--- Begin Input material ---

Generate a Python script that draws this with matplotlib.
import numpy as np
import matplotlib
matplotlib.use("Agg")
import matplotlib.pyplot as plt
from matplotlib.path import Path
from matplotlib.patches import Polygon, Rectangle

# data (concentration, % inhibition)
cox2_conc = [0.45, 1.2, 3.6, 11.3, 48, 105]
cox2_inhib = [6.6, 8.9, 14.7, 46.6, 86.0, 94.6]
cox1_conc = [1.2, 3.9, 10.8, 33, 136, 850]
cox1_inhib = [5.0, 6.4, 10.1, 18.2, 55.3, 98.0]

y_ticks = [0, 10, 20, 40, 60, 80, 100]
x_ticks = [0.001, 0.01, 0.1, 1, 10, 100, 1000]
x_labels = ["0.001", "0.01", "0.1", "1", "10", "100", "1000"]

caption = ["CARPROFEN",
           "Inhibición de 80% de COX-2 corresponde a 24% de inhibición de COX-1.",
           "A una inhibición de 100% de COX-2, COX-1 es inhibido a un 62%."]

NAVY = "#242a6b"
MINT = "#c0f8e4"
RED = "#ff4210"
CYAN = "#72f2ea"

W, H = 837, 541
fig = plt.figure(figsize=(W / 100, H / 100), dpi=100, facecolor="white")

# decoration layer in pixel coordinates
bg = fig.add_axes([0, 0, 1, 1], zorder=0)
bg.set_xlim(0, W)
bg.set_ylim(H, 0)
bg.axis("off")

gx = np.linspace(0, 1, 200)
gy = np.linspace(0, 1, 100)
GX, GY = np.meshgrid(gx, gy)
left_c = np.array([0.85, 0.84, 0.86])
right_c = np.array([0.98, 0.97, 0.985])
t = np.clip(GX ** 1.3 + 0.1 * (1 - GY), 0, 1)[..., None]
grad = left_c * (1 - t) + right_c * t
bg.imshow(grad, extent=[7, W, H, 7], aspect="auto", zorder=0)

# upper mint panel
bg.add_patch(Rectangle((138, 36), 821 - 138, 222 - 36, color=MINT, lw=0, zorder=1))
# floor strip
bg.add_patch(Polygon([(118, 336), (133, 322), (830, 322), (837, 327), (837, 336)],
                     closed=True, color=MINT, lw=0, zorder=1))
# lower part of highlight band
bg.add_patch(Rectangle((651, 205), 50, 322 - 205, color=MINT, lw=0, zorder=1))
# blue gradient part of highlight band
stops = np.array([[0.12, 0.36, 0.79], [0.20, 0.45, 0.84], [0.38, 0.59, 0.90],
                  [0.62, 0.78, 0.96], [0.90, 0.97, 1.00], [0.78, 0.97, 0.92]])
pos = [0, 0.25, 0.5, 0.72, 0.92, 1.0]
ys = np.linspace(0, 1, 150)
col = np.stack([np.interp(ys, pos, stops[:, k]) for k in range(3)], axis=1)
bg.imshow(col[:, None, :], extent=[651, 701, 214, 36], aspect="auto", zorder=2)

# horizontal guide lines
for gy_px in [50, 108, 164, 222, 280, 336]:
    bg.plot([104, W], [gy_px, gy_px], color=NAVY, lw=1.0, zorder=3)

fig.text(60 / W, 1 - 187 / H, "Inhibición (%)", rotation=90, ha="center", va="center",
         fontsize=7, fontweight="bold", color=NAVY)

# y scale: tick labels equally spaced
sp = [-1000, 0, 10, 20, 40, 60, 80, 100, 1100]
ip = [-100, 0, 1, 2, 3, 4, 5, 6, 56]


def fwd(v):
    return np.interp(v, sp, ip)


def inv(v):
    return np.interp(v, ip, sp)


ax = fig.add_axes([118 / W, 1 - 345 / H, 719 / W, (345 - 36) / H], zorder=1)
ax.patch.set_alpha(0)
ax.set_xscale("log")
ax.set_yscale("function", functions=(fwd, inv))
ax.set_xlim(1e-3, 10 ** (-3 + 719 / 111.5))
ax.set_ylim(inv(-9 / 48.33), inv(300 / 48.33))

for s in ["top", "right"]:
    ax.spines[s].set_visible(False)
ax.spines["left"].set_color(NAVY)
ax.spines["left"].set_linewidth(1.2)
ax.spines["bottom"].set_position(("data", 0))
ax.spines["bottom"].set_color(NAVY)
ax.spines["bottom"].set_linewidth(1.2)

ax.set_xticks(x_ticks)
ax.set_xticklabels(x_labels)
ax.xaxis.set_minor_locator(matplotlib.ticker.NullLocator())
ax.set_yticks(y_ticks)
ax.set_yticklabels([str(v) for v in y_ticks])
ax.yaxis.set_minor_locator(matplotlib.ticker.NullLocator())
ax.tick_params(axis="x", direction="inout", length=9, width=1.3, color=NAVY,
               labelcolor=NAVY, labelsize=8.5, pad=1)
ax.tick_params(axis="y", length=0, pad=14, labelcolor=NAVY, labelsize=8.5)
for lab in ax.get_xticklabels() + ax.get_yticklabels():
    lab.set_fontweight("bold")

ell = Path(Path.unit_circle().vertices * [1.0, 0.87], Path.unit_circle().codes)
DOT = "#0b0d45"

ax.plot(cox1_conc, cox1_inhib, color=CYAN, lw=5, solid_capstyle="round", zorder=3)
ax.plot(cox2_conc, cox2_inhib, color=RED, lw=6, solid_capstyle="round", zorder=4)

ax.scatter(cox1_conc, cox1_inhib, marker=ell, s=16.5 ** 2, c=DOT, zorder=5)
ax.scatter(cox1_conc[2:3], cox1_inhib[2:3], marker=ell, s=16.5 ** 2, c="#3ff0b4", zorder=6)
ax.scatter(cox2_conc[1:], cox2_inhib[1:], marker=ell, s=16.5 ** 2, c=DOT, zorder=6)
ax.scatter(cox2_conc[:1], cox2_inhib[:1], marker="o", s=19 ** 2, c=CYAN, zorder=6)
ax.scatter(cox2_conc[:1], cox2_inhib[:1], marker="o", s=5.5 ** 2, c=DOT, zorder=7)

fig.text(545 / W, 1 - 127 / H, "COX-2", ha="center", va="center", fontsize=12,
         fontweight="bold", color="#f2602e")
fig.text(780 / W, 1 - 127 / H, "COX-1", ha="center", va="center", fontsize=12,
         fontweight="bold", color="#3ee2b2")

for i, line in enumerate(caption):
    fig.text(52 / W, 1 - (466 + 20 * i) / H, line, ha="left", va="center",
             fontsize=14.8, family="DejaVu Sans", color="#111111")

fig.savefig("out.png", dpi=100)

--- End Input material ---
--- Begin Input material ---

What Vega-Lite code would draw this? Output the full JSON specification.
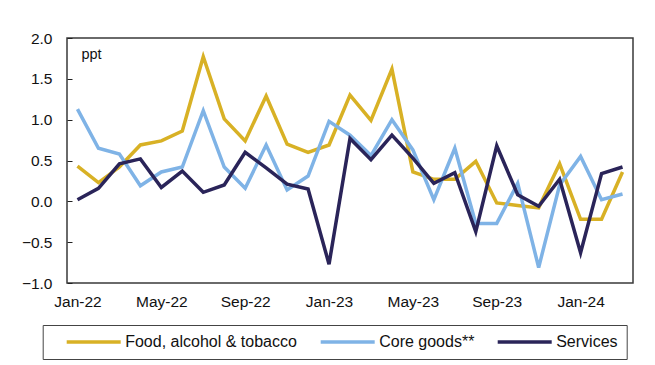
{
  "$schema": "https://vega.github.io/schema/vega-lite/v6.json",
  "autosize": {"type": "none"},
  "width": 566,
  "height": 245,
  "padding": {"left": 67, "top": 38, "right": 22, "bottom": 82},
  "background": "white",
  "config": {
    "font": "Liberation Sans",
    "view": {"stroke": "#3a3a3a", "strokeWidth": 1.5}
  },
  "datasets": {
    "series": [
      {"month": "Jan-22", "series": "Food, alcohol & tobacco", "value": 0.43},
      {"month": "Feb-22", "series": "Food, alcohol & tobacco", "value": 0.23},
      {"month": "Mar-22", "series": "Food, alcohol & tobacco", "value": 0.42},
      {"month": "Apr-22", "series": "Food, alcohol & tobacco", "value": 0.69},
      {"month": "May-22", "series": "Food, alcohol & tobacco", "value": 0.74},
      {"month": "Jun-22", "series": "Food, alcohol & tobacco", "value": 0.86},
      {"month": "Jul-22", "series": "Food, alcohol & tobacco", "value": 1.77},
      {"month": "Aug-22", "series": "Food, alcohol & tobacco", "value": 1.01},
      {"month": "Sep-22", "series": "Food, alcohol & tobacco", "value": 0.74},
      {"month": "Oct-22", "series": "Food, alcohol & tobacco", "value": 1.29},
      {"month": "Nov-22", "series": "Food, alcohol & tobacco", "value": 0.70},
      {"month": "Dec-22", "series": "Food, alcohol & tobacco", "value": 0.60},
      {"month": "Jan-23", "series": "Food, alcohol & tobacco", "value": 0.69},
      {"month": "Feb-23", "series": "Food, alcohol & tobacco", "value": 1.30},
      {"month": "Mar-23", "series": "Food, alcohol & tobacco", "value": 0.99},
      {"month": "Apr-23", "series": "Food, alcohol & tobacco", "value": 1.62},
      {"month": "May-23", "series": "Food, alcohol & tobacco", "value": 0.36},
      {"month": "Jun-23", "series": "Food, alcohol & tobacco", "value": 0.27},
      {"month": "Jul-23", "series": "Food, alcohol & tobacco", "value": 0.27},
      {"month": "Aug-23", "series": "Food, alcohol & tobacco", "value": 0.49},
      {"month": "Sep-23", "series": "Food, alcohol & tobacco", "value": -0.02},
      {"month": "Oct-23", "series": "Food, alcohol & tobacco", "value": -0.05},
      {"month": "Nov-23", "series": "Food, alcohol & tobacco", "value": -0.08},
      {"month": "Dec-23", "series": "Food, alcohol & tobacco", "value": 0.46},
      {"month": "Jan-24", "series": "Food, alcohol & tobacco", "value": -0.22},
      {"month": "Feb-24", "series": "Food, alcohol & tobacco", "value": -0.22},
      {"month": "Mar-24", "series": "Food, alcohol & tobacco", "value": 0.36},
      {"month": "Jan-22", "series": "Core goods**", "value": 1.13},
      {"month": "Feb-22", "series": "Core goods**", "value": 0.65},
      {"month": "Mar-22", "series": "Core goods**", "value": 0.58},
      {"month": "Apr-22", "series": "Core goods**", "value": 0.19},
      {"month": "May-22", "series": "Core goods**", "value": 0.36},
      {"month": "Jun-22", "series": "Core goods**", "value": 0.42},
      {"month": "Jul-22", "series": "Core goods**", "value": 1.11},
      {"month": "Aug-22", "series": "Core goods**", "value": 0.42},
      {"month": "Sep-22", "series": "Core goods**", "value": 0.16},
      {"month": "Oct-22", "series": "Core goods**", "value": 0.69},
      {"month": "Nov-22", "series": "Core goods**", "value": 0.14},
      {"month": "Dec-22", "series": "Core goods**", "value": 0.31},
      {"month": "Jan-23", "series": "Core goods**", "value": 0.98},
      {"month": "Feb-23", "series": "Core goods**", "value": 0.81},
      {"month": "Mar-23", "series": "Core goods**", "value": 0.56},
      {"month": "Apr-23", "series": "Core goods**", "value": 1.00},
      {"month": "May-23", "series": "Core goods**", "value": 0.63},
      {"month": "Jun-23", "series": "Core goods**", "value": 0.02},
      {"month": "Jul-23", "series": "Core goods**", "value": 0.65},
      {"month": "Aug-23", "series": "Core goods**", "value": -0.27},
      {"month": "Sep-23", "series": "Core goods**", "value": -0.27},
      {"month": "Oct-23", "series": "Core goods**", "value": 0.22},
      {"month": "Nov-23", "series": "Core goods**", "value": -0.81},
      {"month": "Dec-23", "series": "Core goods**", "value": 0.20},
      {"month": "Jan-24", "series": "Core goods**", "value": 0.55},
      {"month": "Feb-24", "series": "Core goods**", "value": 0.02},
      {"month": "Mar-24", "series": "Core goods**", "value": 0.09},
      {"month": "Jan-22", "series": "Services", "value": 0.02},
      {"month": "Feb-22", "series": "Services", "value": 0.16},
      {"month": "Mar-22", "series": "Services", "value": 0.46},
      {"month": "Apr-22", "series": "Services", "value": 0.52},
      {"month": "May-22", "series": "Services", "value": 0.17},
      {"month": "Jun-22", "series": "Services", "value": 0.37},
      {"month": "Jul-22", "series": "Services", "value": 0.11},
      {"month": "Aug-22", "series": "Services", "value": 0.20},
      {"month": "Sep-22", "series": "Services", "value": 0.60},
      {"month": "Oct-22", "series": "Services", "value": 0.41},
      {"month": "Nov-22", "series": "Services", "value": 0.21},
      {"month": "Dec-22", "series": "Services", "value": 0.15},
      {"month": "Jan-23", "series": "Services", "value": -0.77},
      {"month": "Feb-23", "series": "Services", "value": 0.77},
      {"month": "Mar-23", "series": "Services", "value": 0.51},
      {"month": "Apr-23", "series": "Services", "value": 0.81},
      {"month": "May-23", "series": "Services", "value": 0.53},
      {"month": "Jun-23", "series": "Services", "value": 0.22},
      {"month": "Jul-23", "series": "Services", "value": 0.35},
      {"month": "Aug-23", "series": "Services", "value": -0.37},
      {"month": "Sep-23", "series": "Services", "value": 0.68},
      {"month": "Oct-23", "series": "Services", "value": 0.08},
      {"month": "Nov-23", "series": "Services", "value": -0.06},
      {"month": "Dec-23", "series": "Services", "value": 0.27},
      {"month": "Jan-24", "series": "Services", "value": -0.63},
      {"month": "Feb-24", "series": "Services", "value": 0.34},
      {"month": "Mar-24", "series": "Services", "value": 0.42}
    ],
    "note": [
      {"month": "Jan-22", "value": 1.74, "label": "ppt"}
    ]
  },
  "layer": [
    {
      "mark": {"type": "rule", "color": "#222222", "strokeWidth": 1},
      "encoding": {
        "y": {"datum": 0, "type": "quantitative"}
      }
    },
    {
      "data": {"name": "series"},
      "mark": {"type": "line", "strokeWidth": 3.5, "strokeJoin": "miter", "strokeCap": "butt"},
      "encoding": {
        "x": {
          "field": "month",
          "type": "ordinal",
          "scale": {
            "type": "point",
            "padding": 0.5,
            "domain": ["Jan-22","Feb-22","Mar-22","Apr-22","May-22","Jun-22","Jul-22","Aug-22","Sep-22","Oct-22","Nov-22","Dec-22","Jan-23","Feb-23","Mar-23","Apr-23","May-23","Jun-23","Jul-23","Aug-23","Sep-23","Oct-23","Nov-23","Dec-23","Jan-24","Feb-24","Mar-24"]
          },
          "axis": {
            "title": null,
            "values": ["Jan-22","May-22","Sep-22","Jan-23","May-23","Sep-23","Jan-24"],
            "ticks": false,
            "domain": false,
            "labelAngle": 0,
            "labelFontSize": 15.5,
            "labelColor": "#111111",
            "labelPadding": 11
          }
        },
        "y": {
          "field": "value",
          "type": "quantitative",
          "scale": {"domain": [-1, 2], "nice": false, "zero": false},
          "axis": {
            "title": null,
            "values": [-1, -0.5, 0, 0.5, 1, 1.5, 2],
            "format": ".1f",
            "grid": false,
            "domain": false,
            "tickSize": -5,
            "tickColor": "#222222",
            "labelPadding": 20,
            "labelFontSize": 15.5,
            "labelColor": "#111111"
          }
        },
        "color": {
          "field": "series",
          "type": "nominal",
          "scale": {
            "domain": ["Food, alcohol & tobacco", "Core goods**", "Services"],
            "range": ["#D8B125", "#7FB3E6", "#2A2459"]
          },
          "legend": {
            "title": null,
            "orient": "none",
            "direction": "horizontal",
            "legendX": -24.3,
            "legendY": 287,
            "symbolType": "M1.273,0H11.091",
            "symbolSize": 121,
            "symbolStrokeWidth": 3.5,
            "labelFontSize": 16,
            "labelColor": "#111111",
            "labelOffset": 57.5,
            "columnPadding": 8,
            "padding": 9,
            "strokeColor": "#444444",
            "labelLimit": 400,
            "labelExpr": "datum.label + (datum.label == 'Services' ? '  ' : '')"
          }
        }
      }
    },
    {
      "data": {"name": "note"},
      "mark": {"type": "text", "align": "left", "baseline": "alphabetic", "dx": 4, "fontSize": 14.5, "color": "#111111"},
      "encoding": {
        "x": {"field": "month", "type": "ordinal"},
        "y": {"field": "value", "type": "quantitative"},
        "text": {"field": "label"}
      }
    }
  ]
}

--- End Input material ---
--- Begin Input material ---

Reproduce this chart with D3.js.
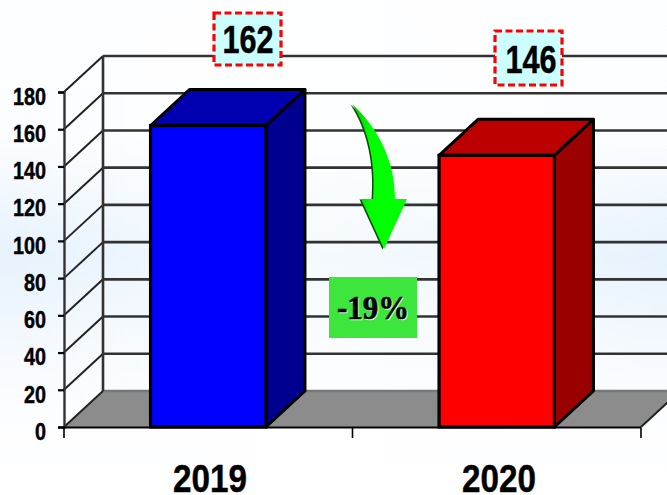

--- End Input material ---

Required work:
Repeat these lines exactly and nothing more: the one containing "Generate a Python", the one containing "from matplotlib.patches import", and all the lines between.

Worked solution:
Generate a Python script that draws this with matplotlib.
import numpy as np
import matplotlib
matplotlib.use("Agg")
import matplotlib.pyplot as plt
from matplotlib.path import Path
from matplotlib.patches import Polygon, Rectangle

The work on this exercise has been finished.